Mock Hanson's music at your peril. The fresh-faced trio is still best-known for its effervescent tween-pop days - don't front, you know all the words to "MMMBop" - but it's grown into its bubblegum-funk/soul sound rather nicely. Last night at the Pageant, the band's devoted fanbase came out in full force to pogo, sing lyrics and scream in delight.
The band's touring in support of a new album, Shout It Out, which is a solid collection of pop-glazed, soul/funk/blues/rock hybrids. The set started with the album's first track, "Waiting for This," a piano-driven bounce. Taylor Hanson, sporting white pants and suspenders, was a dead ringer for Topher Grace's character, Eric, on That '70s Show. He pounded out the jaunty melody on a piano onstage, as brother Isaac wailed on guitar to his left. The extended version of the song was a bit tiresome, but it began the night in proper festive fashion.
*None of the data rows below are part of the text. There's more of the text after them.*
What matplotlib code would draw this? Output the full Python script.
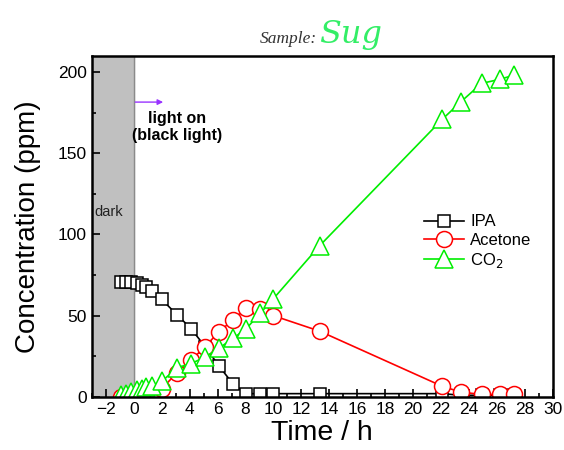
import matplotlib
matplotlib.use('Agg')
import matplotlib.pyplot as plt
from matplotlib.ticker import MultipleLocator

plt.rcParams['font.family'] = ['Liberation Sans', 'DejaVu Sans']

# sampling times (h) and concentrations (ppm)
time = [-0.9, -0.55, -0.2, 0.2, 0.55, 0.9, 1.3, 2.0, 3.1, 4.1, 5.1, 6.1,
        7.1, 8.05, 9.05, 10.0, 13.3, 22.1, 23.4, 24.9, 26.2, 27.2]
ipa = [71, 71, 71, 70, 69, 67.5, 65, 60, 50.5, 42, 31, 19,
       8, 2, 2, 2, 2, 2, 1, 1, 1, 1]
acetone = [0, 0, 0, 0, 0.5, 1, 2, 5, 15, 22.5, 31, 40,
           47.5, 54.5, 54, 50, 40.5, 6.5, 3, 1.5, 1.5, 1.5]
co2 = [1, 2, 3, 4, 5, 6, 7, 9.5, 18, 20.5, 24.5, 30,
       36, 42, 51.5, 60.5, 93, 171, 181.5, 193, 195.5, 198]

xticks = list(range(-2, 31, 2))
yticks = [0, 50, 100, 150, 200]

fig = plt.figure(figsize=(5.64, 4.5), dpi=100)
ax = fig.add_axes([0.163, 0.118, 0.817, 0.758])

# dark period
ax.axvspan(-3, 0, color='#c0c0c0', zorder=0)
ax.axvline(0, color='#8a8a8a', lw=1, zorder=0.5)
ax.text(-2.8, 114, 'dark', fontsize=10.5, color='#222222', va='center')

ax.plot(time, ipa, '-s', color='black', mfc='white', ms=9.2, mew=1.1,
        lw=1.2, label='IPA')
ax.plot(time, acetone, '-o', color='red', mfc='white', ms=11.5, mew=1.1,
        lw=1.2, label='Acetone')
ax.plot(time, co2, '-^', color='#00ee00', mfc='white', ms=12.5, mew=1.1,
        lw=1.2, label='CO$_2$')

# light on arrow
ax.annotate('', xy=(2.3, 181.5), xytext=(-0.1, 181.5),
            arrowprops=dict(arrowstyle='-|>', color='#9933ff', lw=1,
                            mutation_scale=8))
ax.text(3.1, 166, 'light on\n(black light)', fontsize=11.5, fontweight='bold',
        ha='center', va='center', linespacing=1.2)

ax.set_xlim(-3, 30)
ax.set_ylim(0, 210)
ax.set_xticks(xticks)
ax.set_yticks(yticks)
ax.xaxis.set_minor_locator(MultipleLocator(1))
ax.yaxis.set_minor_locator(MultipleLocator(25))
ax.tick_params(which='both', direction='in', top=False, right=False,
               labelsize=12.5, width=1.2)
ax.tick_params(which='major', length=6)
ax.tick_params(which='minor', length=3)
for s in ax.spines.values():
    s.set_linewidth(1.8)

ax.set_xlabel('Time / h', fontsize=20.5, labelpad=2)
ax.set_ylabel('Concentration (ppm)', fontsize=20, labelpad=12)

ax.legend(loc='upper left', bbox_to_anchor=(0.72, 0.535), frameon=False,
          fontsize=12, handlelength=2.4, handletextpad=0.4,
          labelspacing=0.2, borderpad=0, borderaxespad=0)

fig.text(0.562, 0.905, 'Sample:', fontsize=12.5, style='italic',
         family='Liberation Serif', color='#333333', ha='right', va='baseline')
fig.text(0.565, 0.905, 'Sug', fontsize=23, style='italic',
         family='DejaVu Serif', color='#33ee66', ha='left', va='baseline')

fig.savefig('out.png', dpi=100)
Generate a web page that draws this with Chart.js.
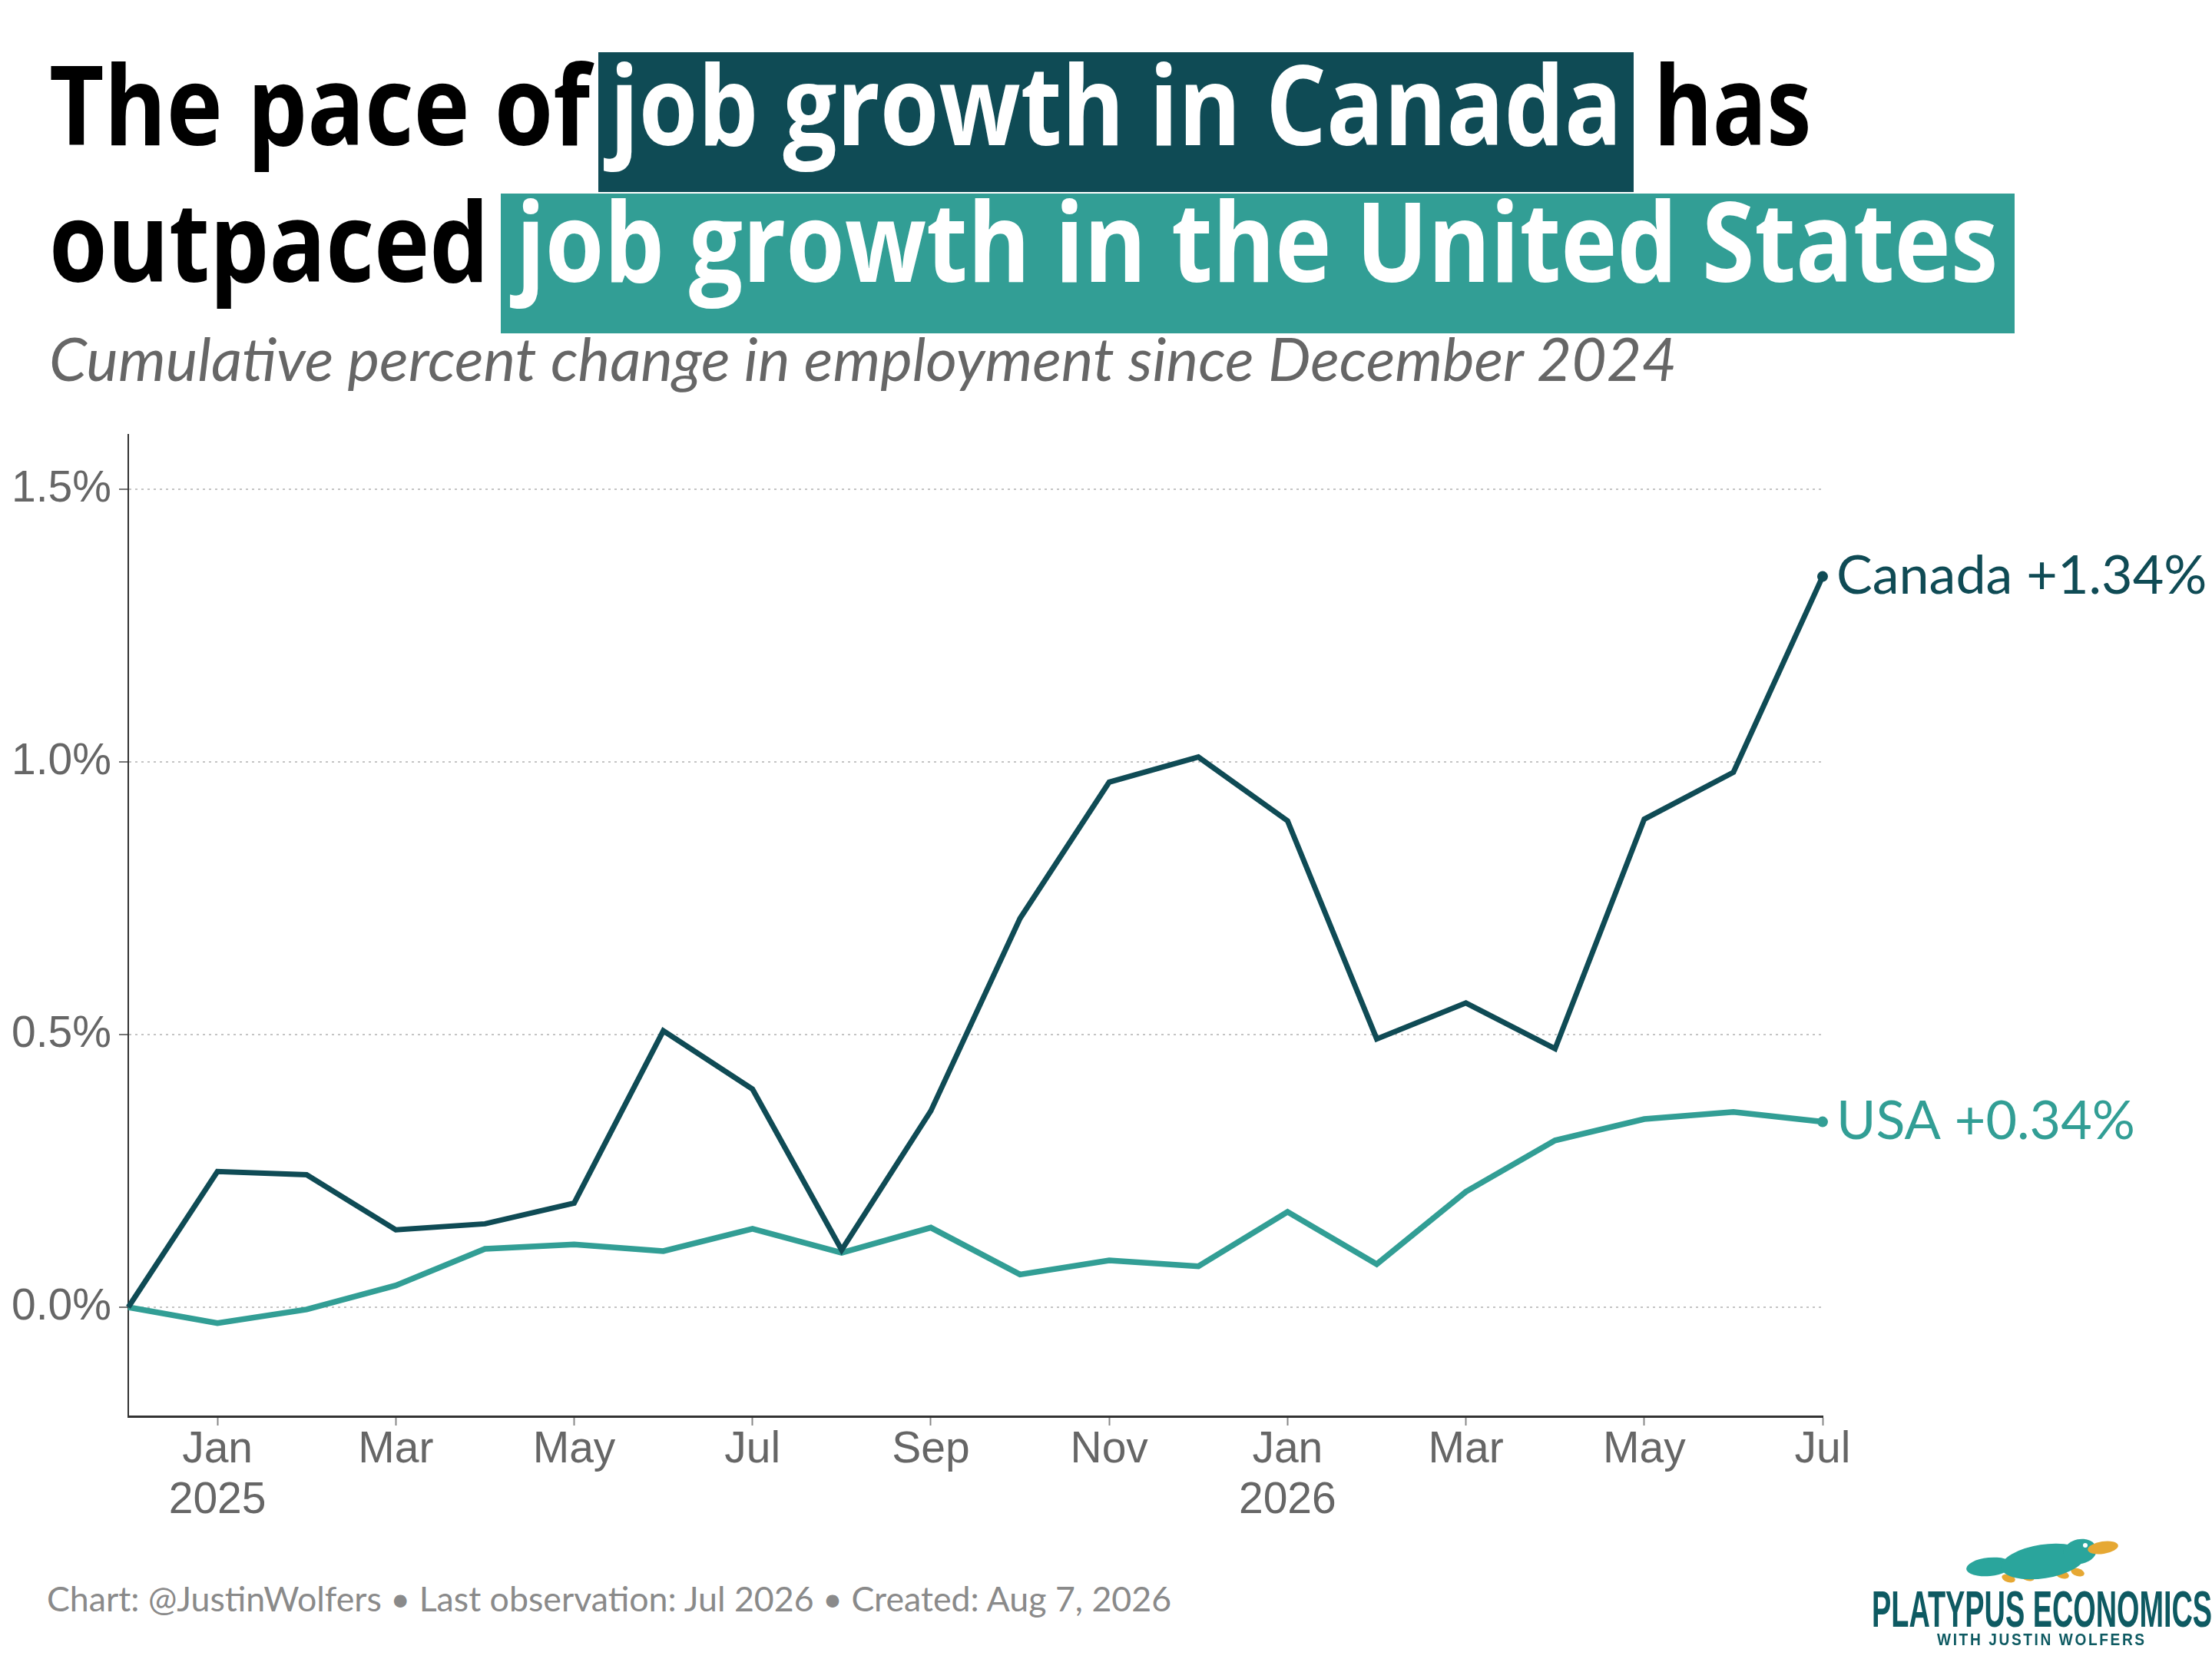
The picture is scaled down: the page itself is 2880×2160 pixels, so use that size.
<!DOCTYPE html>
<html>
<head>
<meta charset="utf-8">
<script src="https://cdn.jsdelivr.net/npm/chart.js@4.4.1/dist/chart.umd.min.js"></script>
<style>
  html, body { margin: 0; padding: 0; background: #fff; }
  #page { position: relative; width: 2880px; height: 2160px; overflow: hidden; background: #fff; }
  .title { position: absolute; font-family: 'Open Sans', sans-serif; font-weight: 700; font-size: 144px; line-height: 144px; color: #000; white-space: nowrap; transform-origin: left top; }
  .box { position: absolute; }
  .hl { color: #fff; }
  #subtitle { position: absolute; left: 64px; top: 427px; font-family: Lato, sans-serif; font-style: italic; font-size: 78.5px; line-height: 78.5px; color: #666; white-space: nowrap; }
  #footer { position: absolute; left: 61px; top: 2059px; font-family: Lato, sans-serif; font-size: 44.7px; line-height: 44.7px; color: #8a8a8a; white-space: nowrap; }
  #chart { position: absolute; left: 0; top: 500px; }
  .logo { position: absolute; font-family: 'Liberation Sans', sans-serif; font-weight: 700; color: #0e5a62; white-space: nowrap; transform-origin: left top; }
  #platypus { position: absolute; left: 2560px; top: 1995px; }
</style>
</head>
<body>
<div id="page">
  <div class="box" style="left:779px; top:68px; width:1348px; height:182px; background:#0f4b55;"></div>
  <div class="box" style="left:652px; top:252px; width:1971px; height:182px; background:#329e95;"></div>

  <div class="title" id="t1" style="left:64px; top:61px;">The pace of</div>
  <div class="title hl" id="t2" style="left:794px; top:61px;">job growth in Canada</div>
  <div class="title" id="t3" style="left:2153px; top:61px;">has</div>

  <div class="title" id="t4" style="left:64px; top:239px;">outpaced</div>
  <div class="title hl" id="t5" style="left:672px; top:239px;">job growth in the United States</div>

  <div id="subtitle">Cumulative percent change in employment since December 2024</div>

  <canvas id="chart" width="2880" height="1500"></canvas>

  <div id="footer">Chart: @JustinWolfers • Last observation: Jul 2026 • Created: Aug 7, 2026</div>

  <canvas id="platypus" width="200" height="75"></canvas>
  <div class="logo" id="logo1" style="left:2437px; top:2061px; font-size:67px; line-height:67px;">PLATYPUS ECONOMICS</div>
  <div class="logo" id="logo2" style="left:2522px; top:2124px; font-size:22px; line-height:22px; letter-spacing:3px;">WITH JUSTIN WOLFERS</div>
</div>

<script>
// months from Dec 2024 to Jul 2026
const categories = ["Dec 2024", "Jan 2025", "Feb 2025", "Mar 2025", "Apr 2025", "May 2025", "Jun 2025",
  "Jul 2025", "Aug 2025", "Sep 2025", "Oct 2025", "Nov 2025", "Dec 2025", "Jan 2026", "Feb 2026",
  "Mar 2026", "Apr 2026", "May 2026", "Jun 2026", "Jul 2026"];

// cumulative % change since Dec 2024
const canadaValues = [0, 0.249, 0.243, 0.142, 0.153, 0.191, 0.507, 0.400, 0.105, 0.360,
  0.713, 0.963, 1.009, 0.892, 0.492, 0.558, 0.474, 0.895, 0.981, 1.34];
const usaValues = [0, -0.029, -0.004, 0.040, 0.107, 0.115, 0.103, 0.144, 0.100, 0.146,
  0.060, 0.086, 0.075, 0.175, 0.079, 0.212, 0.306, 0.345, 0.358, 0.34];

// tick labels (blank = no tick shown)
const xTickLabels = ["", ["Jan", "2025"], "", "Mar", "", "May", "", "Jul", "", "Sep", "", "Nov", "",
  ["Jan", "2026"], "", "Mar", "", "May", "", "Jul"];
const yTickValues = [0, 0.5, 1.0, 1.5];

const canadaColor = "#0f4b55";
const usaColor = "#329e95";

// labels at the end of each line
const endLabels = {
  id: "endLabels",
  afterDatasetsDraw(chart) {
    const ctx = chart.ctx;
    chart.data.datasets.forEach(function (ds, i) {
      const meta = chart.getDatasetMeta(i);
      const pt = meta.data[meta.data.length - 1];
      const last = ds.data[ds.data.length - 1];
      ctx.save();
      ctx.font = "70px Lato";
      ctx.fillStyle = ds.borderColor;
      ctx.textBaseline = "middle";
      ctx.fillText(ds.label + " +" + last.toFixed(2) + "%", pt.x + 18, pt.y);
      ctx.restore();
    });
  }
};

function lastPointOnly(ctx) {
  return ctx.dataIndex === categories.length - 1 ? 7 : 0;
}

function drawPlatypus() {
  const c = document.getElementById("platypus").getContext("2d");
  // feet
  c.fillStyle = "#e6a833";
  [[55, 60], [80, 58], [125, 55], [145, 52]].forEach(function (f) {
    c.beginPath(); c.ellipse(f[0], f[1], 9, 5, 0.3, 0, Math.PI * 2); c.fill();
  });
  // tail + body + head
  c.fillStyle = "#2aa59c";
  c.beginPath(); c.ellipse(30, 45, 30, 12, -0.1, 0, Math.PI * 2); c.fill();
  c.beginPath(); c.ellipse(100, 38, 55, 22, -0.15, 0, Math.PI * 2); c.fill();
  c.beginPath(); c.ellipse(148, 25, 22, 16, -0.2, 0, Math.PI * 2); c.fill();
  // bill
  c.fillStyle = "#e6a833";
  c.beginPath(); c.ellipse(178, 20, 20, 8, -0.15, 0, Math.PI * 2); c.fill();
  // eye
  c.fillStyle = "#ffffff";
  c.beginPath(); c.arc(155, 17, 3, 0, Math.PI * 2); c.fill();
}

// squeeze a text block to a given width
function fitWidth(id, width) {
  const el = document.getElementById(id);
  el.style.transform = "scaleX(" + (width / el.offsetWidth) + ")";
}

function makeChart() {
  Chart.defaults.font.family = "'Liberation Sans', Arial, sans-serif";
  Chart.defaults.color = "#666";

  new Chart(document.getElementById("chart"), {
    type: "line",
    data: {
      labels: categories,
      datasets: [
        {
          label: "Canada",
          data: canadaValues,
          borderColor: canadaColor,
          backgroundColor: canadaColor,
          borderWidth: 7,
          pointRadius: lastPointOnly,
          pointBorderWidth: 0,
          tension: 0,
          clip: false,
        },
        {
          label: "USA",
          data: usaValues,
          borderColor: usaColor,
          backgroundColor: usaColor,
          borderWidth: 7.5,
          pointRadius: lastPointOnly,
          pointBorderWidth: 0,
          tension: 0,
          clip: false,
        },
      ],
    },
    options: {
      responsive: false,
      animation: false,
      devicePixelRatio: 1,
      layout: { padding: { left: 0, right: 507, top: 66, bottom: 6 } },
      plugins: { legend: { display: false }, tooltip: { enabled: false } },
      scales: {
        x: {
          offset: false,
          afterFit: function (scale) { scale.height = 150; },
          grid: {
            drawOnChartArea: false,
            drawTicks: true,
            tickLength: 12,
            tickWidth: 2,
            tickColor: function (ctx) { return xTickLabels[ctx.index] ? "#888" : "rgba(0,0,0,0)"; },
          },
          border: { display: true, color: "#333", width: 3 },
          ticks: {
            autoSkip: false,
            maxRotation: 0,
            padding: 0,
            color: "#666",
            font: { size: 57, lineHeight: 1.15 },
            callback: function (value, index) { return xTickLabels[index]; },
          },
        },
        y: {
          min: -0.2,
          max: 1.6,
          afterFit: function (scale) { scale.width = 167; },
          afterBuildTicks: function (scale) {
            scale.ticks = yTickValues.map(function (v) { return { value: v }; });
          },
          grid: {
            color: "#c4c4c4",
            lineWidth: 2,
            drawTicks: true,
            tickLength: 12,
            tickColor: "#777",
            tickWidth: 2,
            tickBorderDash: [],
          },
          border: { display: true, color: "#333", width: 2, dash: [3, 5] },
          ticks: {
            padding: 10,
            color: "#666",
            font: { size: 57 },
            callback: function (value) { return value.toFixed(1) + "%"; },
          },
        },
      },
    },
    plugins: [endLabels],
  });
}

drawPlatypus();
document.fonts.load("71px Lato").then(function () {
  fitWidth("t1", 704);
  fitWidth("t2", 1318);
  fitWidth("t3", 205);
  fitWidth("t4", 573);
  fitWidth("t5", 1929);
  fitWidth("logo1", 443);
  fitWidth("logo2", 273);
  makeChart();
});
</script>
</body>
</html>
A stripped-down version of the uplifting "Musical Ride," which found the trio stationed at the front of the stage in storyteller fashion, showcased Hanson's pinpoint harmonies, which remain one of its strengths all these years later. The disco-funk jam "And I Waited," an Out highlight featuring drummer Zac Hanson on lead vocals, was also infectious; the song channeled the best moments of Maroon 5 and moments from Hall & Oates. And the soul-rattle "Get Up and Go" had the tempo and timbre of the best Huey Lewis & the News songs (albeit G-rated Huey Lewis). In fact, much of Hanson's set felt plucked from another era, when pop music was innocent and well-crafted with an eye toward emotional warmth, not digital detachment.
As if proof of Hanson's talents, songs from its earlier days fit right in with newer, mature material. Middle of Nowhere's "A Minute Without You" lost the Jackson 5 baby fat and showcased some scorching, jangly riffs. The bubblegum-pop fave "If Only" became a jubilant excuse for Taylor Hanson and the crowd to jump around with abandon - a fizzy revival bursting with sunburst harmonies. Two auxiliary musicians added keyboards, guitars and other instruments, and helped enhance Hanson's grooves.
Rooney was the perfect opener for Hanson. Its no-nonsense 40-minute set showcased pristine, California-flecked pop full of zippy keyboards and kicky riffs. The band's latest, Eureka, was well-represented: New single "I Can't Get Enough" sailed along like a lazy afternoon spent enjoying tropical breezes, while vampy "The Hunch" and power-pop gem "Holdin' On" also stood out. A cover of Del Shannon's 1961 hit "Runaway" let vocalist Robert Carmine show off his falsetto; the title track of the band's 2007 album Calling the World also went over well.